The heat exchanger of the present invention is particularly adapted to 
refrigerator evaporator coils in which air is cooled by passing it over a 
tubing condensed refrigerant which is allowed to vaporize in the 
evaporator coils and thus to absorb heat from the air. This is because 
this heat exchanger configuration resists ice bridging and may be 
manufactured at low cost. 
However, the invention is not limited to such application and may be 
utilized for either the heating of fluids, as well as the cooling of 
fluids, between a first fluid circulated within the tubing and a second 
fluid which is directed over the coil, with the second fluid directed over 
the coil windings in a direction transverse to the coil axis. 
It is noted that the skewed coil configuration produces a coil turn in 
which portions of the turn extend at variable helix angles, such that 
portions of each turn are inclined to the air flow direction (normal to 
the coil axis) at varying degrees of obliqueness. 
Hence, the offsetting described is in the sense that the portions of the 
coil turns are displaced from their positions assumed during forming of 
conventionally constant helix angle coils. As noted, conventionally wound 
coils are wound at constant helix angles such that for a given number of 
turns or coil spacing, there is a "natural" helical angle and the turns of 
the coil advance at this inclination with respect to the axis of the coil. 

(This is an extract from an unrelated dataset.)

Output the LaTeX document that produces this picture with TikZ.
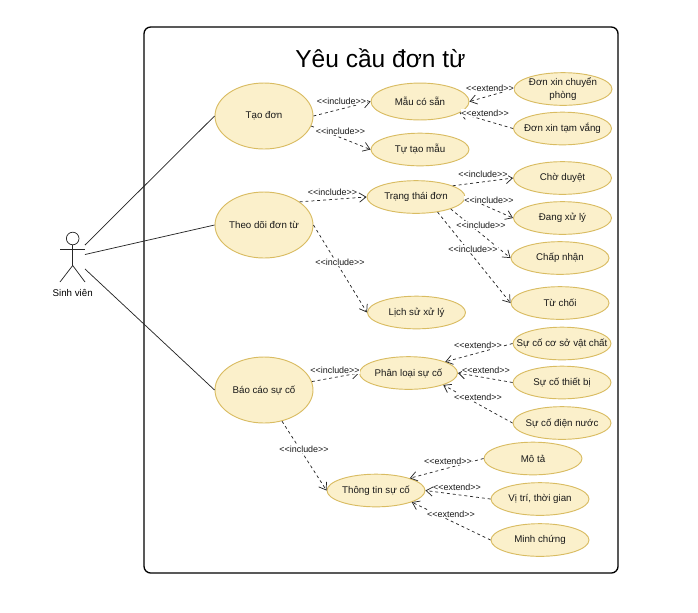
\documentclass[tikz,border=0pt]{standalone}
\usepackage{fontspec}
\setmainfont{Liberation Sans}
\usetikzlibrary{shapes.geometric,arrows.meta}
\definecolor{myfill}{HTML}{FBF0CB}
\definecolor{mystroke}{HTML}{D9BC62}

\begin{document}
\begin{tikzpicture}[x=0.75pt,y=-0.75pt,font=\fontsize{7.3}{9.5}\selectfont]

	\tikzstyle{usecase}=[ellipse,draw=mystroke,fill=myfill,line width=0.7pt,inner sep=-10pt,align=center,text=black!90]
	\tikzstyle{myarrow}=[line width=0.55pt,black!85,dash pattern=on 2.2pt off 2.2pt,-{Straight Barb[length=5pt,width=7pt]}]
	\tikzstyle{mylabel}=[fill=white,inner sep=0.4pt,font=\fontsize{6.7}{8}\selectfont,text=black!90]
	\tikzstyle{myline}=[line width=0.55pt,black!85]

	\useasboundingbox (0,0) rectangle (698,612);
	\draw[line width=1pt,rounded corners=5pt] (144,27) rectangle (618,573);
	\node (title) at (380.5,58) {\fontsize{18.4}{22}\selectfont Yêu cầu đơn từ};

	% actor
	\draw[myline] (72.7,238.5) circle (6.3);
	\coordinate (head) at (72.7,244.8);
	\coordinate (hip) at (72.7,265.5);
	\coordinate (armL) at (60,249);
	\coordinate (armR) at (85,249);
	\coordinate (legL) at (60,282);
	\coordinate (legR) at (85,282);
	\draw[myline] (head) -- (hip);
	\draw[myline] (armL) -- (armR);
	\draw[myline] (legL) -- (hip) -- (legR);
	\node (actor) at (72.7,293) {Sinh viên};
	\coordinate (a1) at (85,245);
	\coordinate (a2) at (85,254.5);
	\coordinate (a3) at (85,269);

	% big use cases
	\foreach \name / \x / \y / \txt in {taodon/264/116/{Tạo đơn},theodoi/264/225/{Theo dõi đơn từ},baocao/264/390/{Báo cáo sự cố}}
		{ \node[usecase,minimum width=73.5pt,minimum height=49.5pt] (\name) at (\x,\y) {\txt}; }

	\node[usecase,minimum width=73.5pt,minimum height=27.7pt] (maucosan) at (420,101.5) {Mẫu có sẵn};

	% small use cases
	\foreach \name / \x / \y / \txt in {tutao/420/149.5/{Tự tạo mẫu},chuyenphong/563/89/{Đơn xin chuyển\\phòng},tamvang/562.5/128.5/{Đơn xin tạm vắng},trangthai/416/197/{Trạng thái đơn},choduyet/562.5/178/{Chờ duyệt},dangxuly/562.5/218/{Đang xử lý},chapnhan/560/258/{Chấp nhận},tuchoi/560/303/{Từ chối},lichsu/416.5/312.5/{Lịch sử xử lý},phanloai/408.5/373/{Phân loại sự cố},coso/562/343.5/{Sự cố cơ sở vật chất},thietbi/562/382.5/{Sự cố thiết bị},diennuoc/562/423/{Sự cố điện nước},thongtin/376/490.5/{Thông tin sự cố},mota/533/458.5/{Mô tả},vitri/540/499/{Vị trí, thời gian},minhchung/540/540/{Minh chứng}}
		{ \node[usecase,minimum width=73.5pt,minimum height=24.5pt] (\name) at (\x,\y) {\txt}; }

	\draw[myline] (a1) -- (taodon.west);
	\draw[myline] (a2) -- (theodoi.west);
	\draw[myline] (a3) -- (baocao.west);

	\foreach \a / \b in {taodon.east/maucosan.west,taodon.-12/tutao.west,chuyenphong.west/maucosan.east,tamvang.west/maucosan.-16,theodoi.33/trangthai.west,trangthai.17/choduyet.west,trangthai.east/dangxuly.west,trangthai.-19/chapnhan.west,trangthai.-35/tuchoi.west,theodoi.east/lichsu.west,baocao.10/phanloai.west,coso.west/phanloai.17,thietbi.west/phanloai.east,diennuoc.west/phanloai.-19,baocao.-60/thongtin.west,mota.west/thongtin.20,vitri.west/thongtin.east,minhchung.west/thongtin.-18}
		{ \draw[myarrow] (\a) -- (\b); }

	\foreach \x / \y [count=\n] in {341.5/101,340.5/131,332.5/192,483/174,489/200,481/225,473/249,340/262,335/370,304/449}
		{ \node[mylabel] (inc\n) at (\x,\y) {{<}{<}include{>}{>}}; }
	\foreach \x / \y [count=\n] in {490/88,485/113,478/345,486/370,478/397,448/461,457/487,451/514}
		{ \node[mylabel] (ext\n) at (\x,\y) {{<}{<}extend{>}{>}}; }
\end{tikzpicture}
\end{document}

The present invention lies in the offsetting of opposing portions of each 
turn along the direction of air flow such as to skew these portions from 
the "natural" helical angle of the coil and produce turn portions varying 
from the helix angle, one of which is inclined at increased obliquity to 
that angle, the other portion being moved such that the adjacent section 
is reduced or reversed in inclination.